▶ _Work to do_
Exclude images, then output the remaining data verbatim.

▶ _Supplied data_
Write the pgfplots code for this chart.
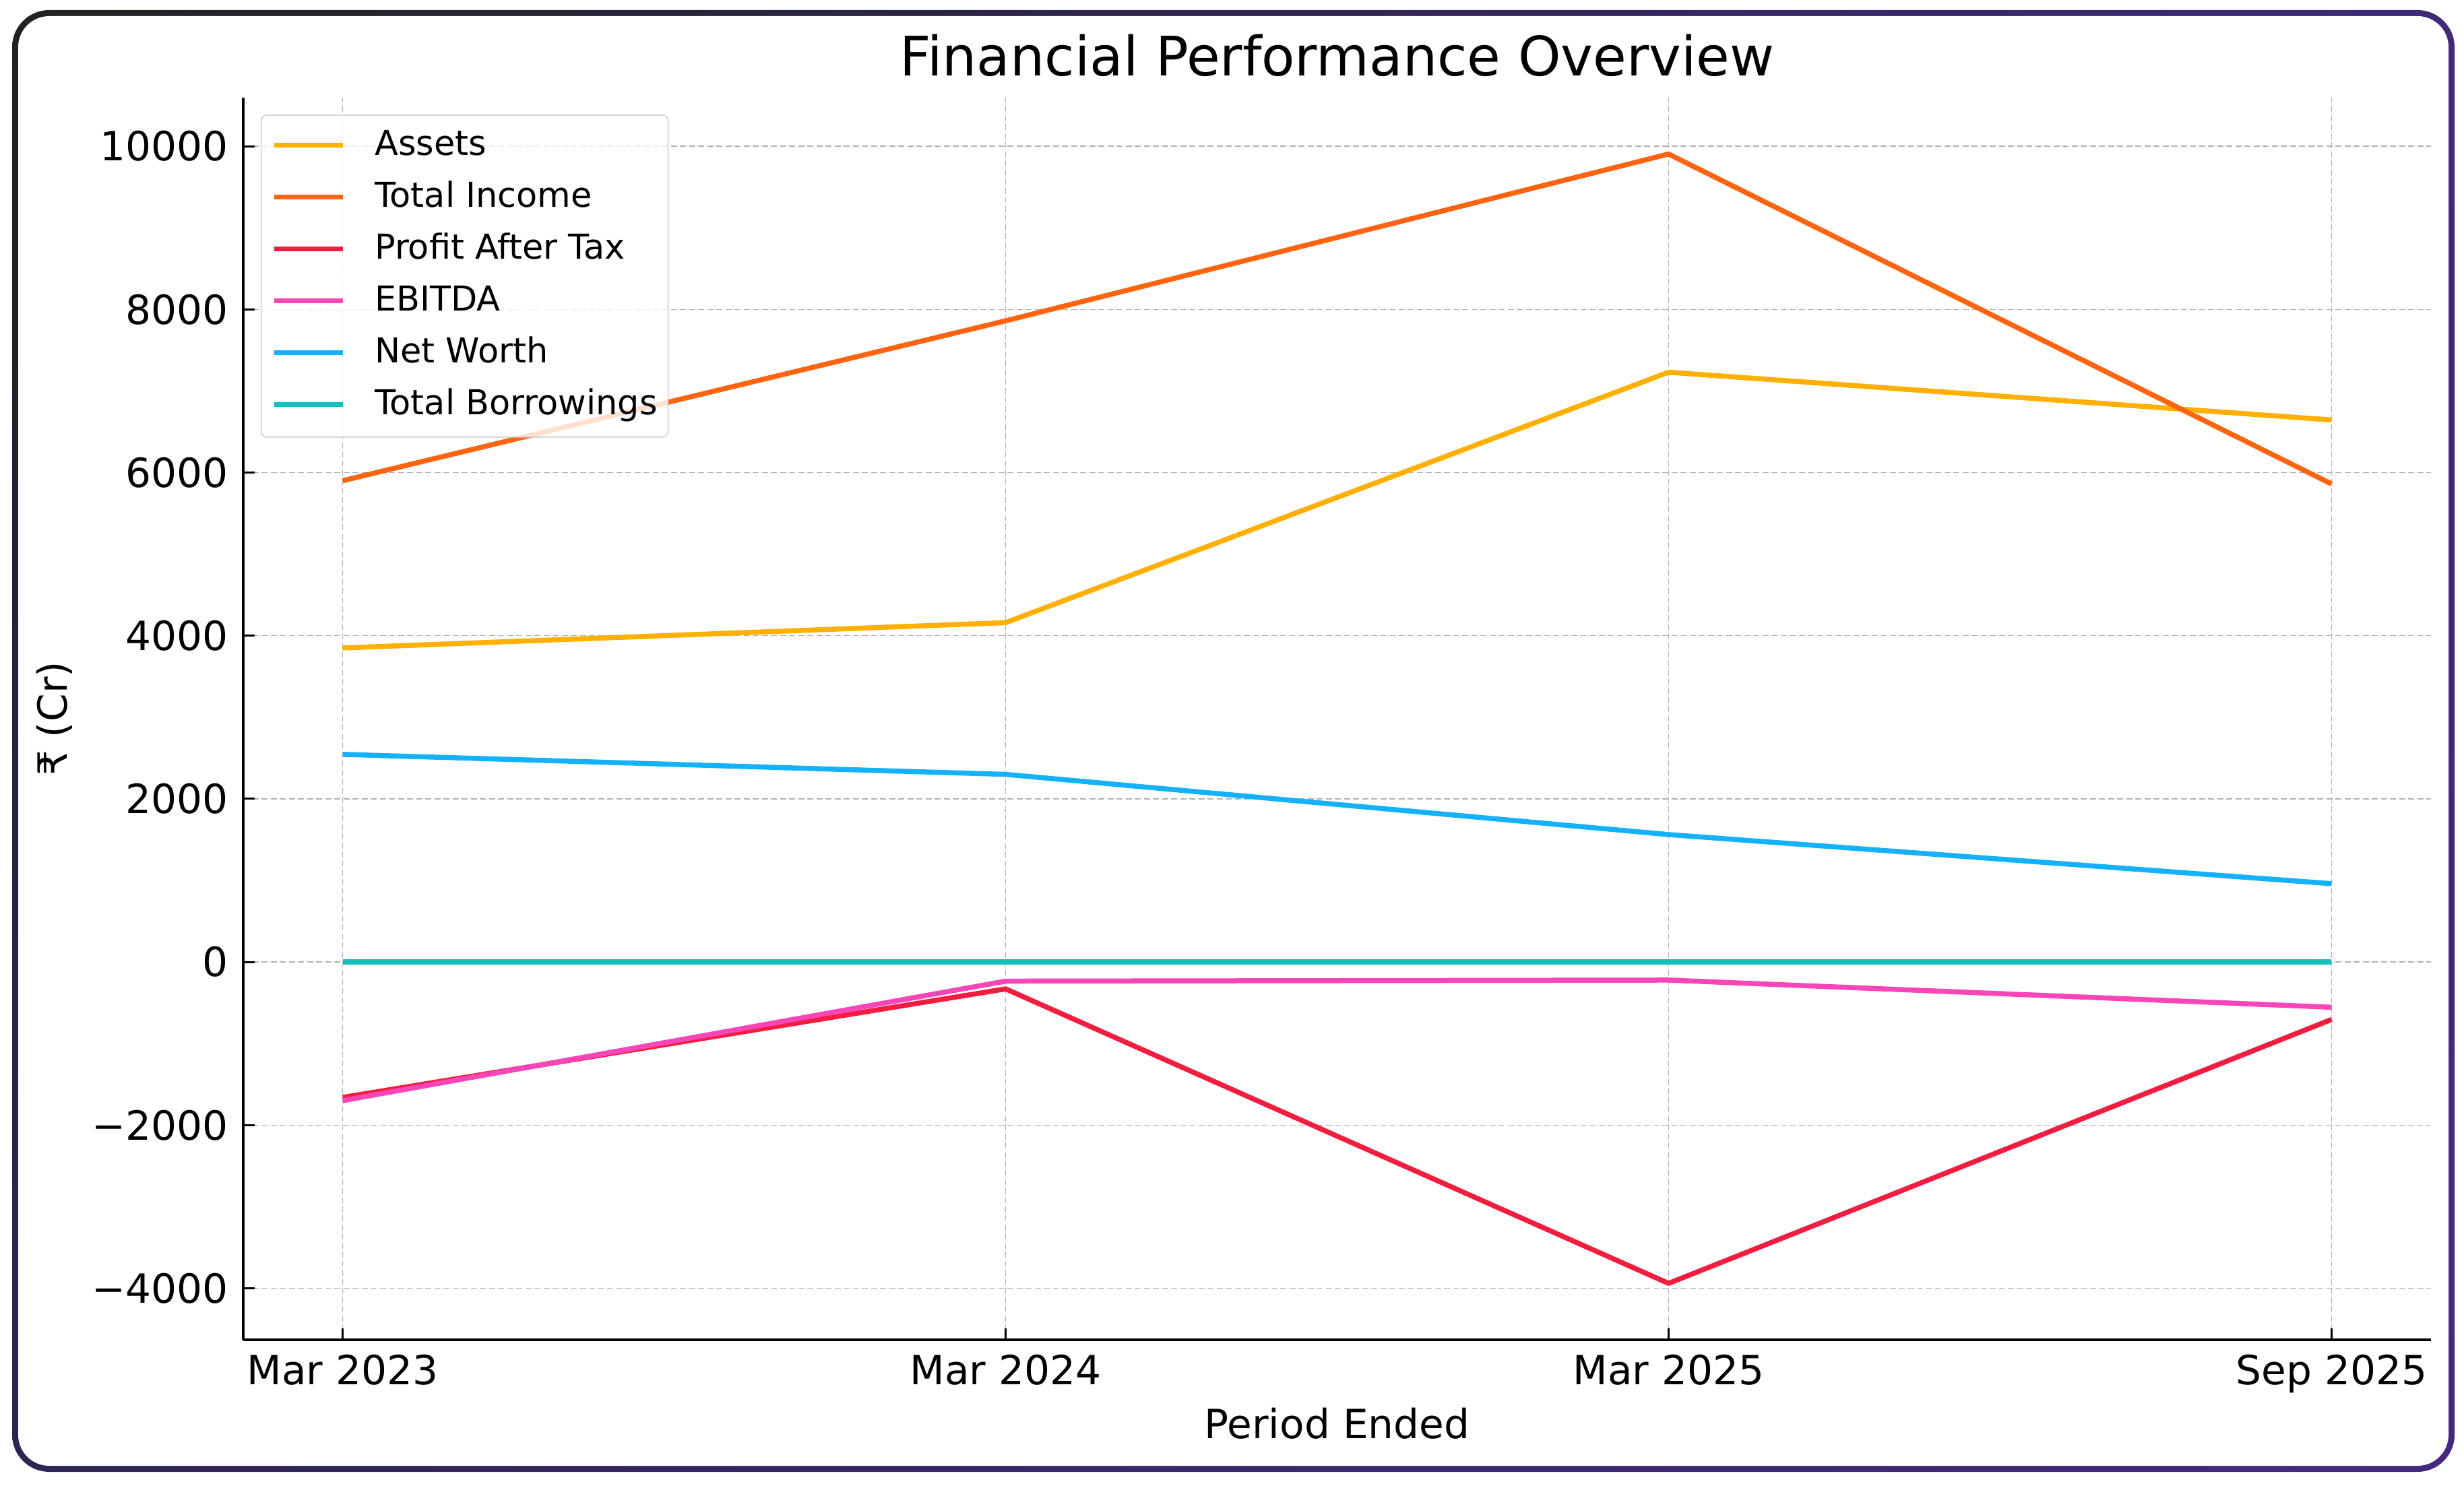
\documentclass[border=0pt]{standalone}
\usepackage{fontspec}
\setmainfont{DejaVu Sans}
\usepackage{pgfplots}
\pgfplotsset{compat=1.18}
\usetikzlibrary{shadings}

\definecolor{cAssets}{HTML}{FFB000}
\definecolor{cIncome}{HTML}{FF6411}
\definecolor{cPAT}{HTML}{F21D41}
\definecolor{cEBITDA}{HTML}{F845B8}
\definecolor{cWorth}{HTML}{14B1FC}
\definecolor{cBorrow}{HTML}{12C0BC}
\definecolor{frameUL}{HTML}{222222}
\definecolor{frameUR}{HTML}{40287A}
\definecolor{frameLL}{HTML}{2F2452}
\definecolor{frameLR}{HTML}{45297F}

\begin{document}
\begin{tikzpicture}
\useasboundingbox (0,0) rectangle (365.7mm,220.8mm);
% rounded frame, dark at top left to purple at bottom right
\shade[rounded corners=5.5mm, upper left=frameUL, upper right=frameUR, lower left=frameLL, lower right=frameLR]
  (1.8mm,2.3mm) rectangle (364.3mm,219.3mm);
\fill[white, rounded corners=4.6mm] (2.7mm,3.2mm) rectangle (363.4mm,218.4mm);
\begin{axis}[
  at={(36.1mm,21.9mm)}, anchor=south west,
  scale only axis, width=324.7mm, height=184.4mm,
  xmin=-0.15, xmax=3.15, ymin=-4632, ymax=10596,
  axis x line*=bottom, axis y line*=left,
  axis line style={-, line width=0.4mm, black},
  xtick={0,1,2,3},
  xticklabels={Mar 2023, Mar 2024, Mar 2025, Sep 2025},
  ytick={-4000,-2000,0,2000,4000,6000,8000,10000},
  yticklabels={−4000,−2000,0,2000,4000,6000,8000,10000},
  scaled y ticks=false,
  tick align=inside, major tick length=1.7mm,
  tick style={line width=0.3mm, black},
  ticklabel style={font=\fontsize{17}{20}\selectfont, inner sep=0pt},
  xticklabel style={anchor=base, yshift=-6.6mm},
  yticklabel style={anchor=east, xshift=-2.2mm},
  grid=major,
  major grid style={dash pattern=on 0.9mm off 0.45mm, line width=0.15mm, black!30},
  title={Financial Performance Overview},
  every axis title shift=0pt,
  title style={at={(0.5,1.0174)}, anchor=base, yshift=0pt, inner sep=0pt, font=\fontsize{23}{28}\selectfont},
  xlabel={Period Ended},
  xlabel style={at={(0.5,-0.0797)}, anchor=base, inner sep=0pt, font=\fontsize{17}{20}\selectfont},
  ylabel={₹ (Cr)},
  ylabel style={at={(-0.0804,0.5)}, anchor=base, inner sep=0pt, font=\fontsize{17}{20}\selectfont},
  every axis plot/.append style={line width=0.75mm, no marks, line join=round},
  legend cell align=left,
  legend image code/.code={\draw[#1, line width=0.75mm] (0mm,0.2mm) -- (10.2mm,0.2mm); \path (14.5mm,0mm);},
  legend style={at={(0.008,0.9864)}, anchor=north west, draw=black!20, line width=0.15mm,
    rounded corners=0.8mm, fill=white, fill opacity=0.8, text opacity=1,
    inner xsep=1.6mm, inner ysep=0.8mm, row sep=0pt,
    font=\fontsize{14.5}{16}\selectfont,
    nodes={inner sep=0pt, text height=5.2mm, text depth=2.5mm}},
]
\addplot[cAssets] coordinates {(0,3850) (1,4160) (2,7230) (3,6645)};
\addlegendentry{Assets}
\addplot[cIncome] coordinates {(0,5900) (1,7860) (2,9905) (3,5860)};
\addlegendentry{Total Income}
\addplot[cPAT] coordinates {(0,-1660) (1,-330) (2,-3940) (3,-705)};
\addlegendentry{Profit After Tax}
\addplot[cEBITDA] coordinates {(0,-1700) (1,-235) (2,-222) (3,-555)};
\addlegendentry{EBITDA}
\addplot[cWorth] coordinates {(0,2545) (1,2300) (2,1562) (3,960)};
\addlegendentry{Net Worth}
\addplot[cBorrow] coordinates {(0,0) (1,0) (2,0) (3,0)};
\addlegendentry{Total Borrowings}
\end{axis}
\end{tikzpicture}
\end{document}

▶ _Task solution_
Write the pgfplots code for this chart.
\documentclass[border=0pt]{standalone}
\usepackage{fontspec}
\setmainfont{DejaVu Sans}
\usepackage{pgfplots}
\pgfplotsset{compat=1.18}
\usetikzlibrary{shadings}

\definecolor{cAssets}{HTML}{FFB000}
\definecolor{cIncome}{HTML}{FF6411}
\definecolor{cPAT}{HTML}{F21D41}
\definecolor{cEBITDA}{HTML}{F845B8}
\definecolor{cWorth}{HTML}{14B1FC}
\definecolor{cBorrow}{HTML}{12C0BC}
\definecolor{frameUL}{HTML}{222222}
\definecolor{frameUR}{HTML}{40287A}
\definecolor{frameLL}{HTML}{2F2452}
\definecolor{frameLR}{HTML}{45297F}

\begin{document}
\begin{tikzpicture}
\useasboundingbox (0,0) rectangle (365.7mm,220.8mm);
% rounded frame, dark at top left to purple at bottom right
\shade[rounded corners=5.5mm, upper left=frameUL, upper right=frameUR, lower left=frameLL, lower right=frameLR]
  (1.8mm,2.3mm) rectangle (364.3mm,219.3mm);
\fill[white, rounded corners=4.6mm] (2.7mm,3.2mm) rectangle (363.4mm,218.4mm);
\begin{axis}[
  at={(36.1mm,21.9mm)}, anchor=south west,
  scale only axis, width=324.7mm, height=184.4mm,
  xmin=-0.15, xmax=3.15, ymin=-4632, ymax=10596,
  axis x line*=bottom, axis y line*=left,
  axis line style={-, line width=0.4mm, black},
  xtick={0,1,2,3},
  xticklabels={Mar 2023, Mar 2024, Mar 2025, Sep 2025},
  ytick={-4000,-2000,0,2000,4000,6000,8000,10000},
  yticklabels={−4000,−2000,0,2000,4000,6000,8000,10000},
  scaled y ticks=false,
  tick align=inside, major tick length=1.7mm,
  tick style={line width=0.3mm, black},
  ticklabel style={font=\fontsize{17}{20}\selectfont, inner sep=0pt},
  xticklabel style={anchor=base, yshift=-6.6mm},
  yticklabel style={anchor=east, xshift=-2.2mm},
  grid=major,
  major grid style={dash pattern=on 0.9mm off 0.45mm, line width=0.15mm, black!30},
  title={Financial Performance Overview},
  every axis title shift=0pt,
  title style={at={(0.5,1.0174)}, anchor=base, yshift=0pt, inner sep=0pt, font=\fontsize{23}{28}\selectfont},
  xlabel={Period Ended},
  xlabel style={at={(0.5,-0.0797)}, anchor=base, inner sep=0pt, font=\fontsize{17}{20}\selectfont},
  ylabel={₹ (Cr)},
  ylabel style={at={(-0.0804,0.5)}, anchor=base, inner sep=0pt, font=\fontsize{17}{20}\selectfont},
  every axis plot/.append style={line width=0.75mm, no marks, line join=round},
  legend cell align=left,
  legend image code/.code={\draw[#1, line width=0.75mm] (0mm,0.2mm) -- (10.2mm,0.2mm); \path (14.5mm,0mm);},
  legend style={at={(0.008,0.9864)}, anchor=north west, draw=black!20, line width=0.15mm,
    rounded corners=0.8mm, fill=white, fill opacity=0.8, text opacity=1,
    inner xsep=1.6mm, inner ysep=0.8mm, row sep=0pt,
    font=\fontsize{14.5}{16}\selectfont,
    nodes={inner sep=0pt, text height=5.2mm, text depth=2.5mm}},
]
\addplot[cAssets] coordinates {(0,3850) (1,4160) (2,7230) (3,6645)};
\addlegendentry{Assets}
\addplot[cIncome] coordinates {(0,5900) (1,7860) (2,9905) (3,5860)};
\addlegendentry{Total Income}
\addplot[cPAT] coordinates {(0,-1660) (1,-330) (2,-3940) (3,-705)};
\addlegendentry{Profit After Tax}
\addplot[cEBITDA] coordinates {(0,-1700) (1,-235) (2,-222) (3,-555)};
\addlegendentry{EBITDA}
\addplot[cWorth] coordinates {(0,2545) (1,2300) (2,1562) (3,960)};
\addlegendentry{Net Worth}
\addplot[cBorrow] coordinates {(0,0) (1,0) (2,0) (3,0)};
\addlegendentry{Total Borrowings}
\end{axis}
\end{tikzpicture}
\end{document}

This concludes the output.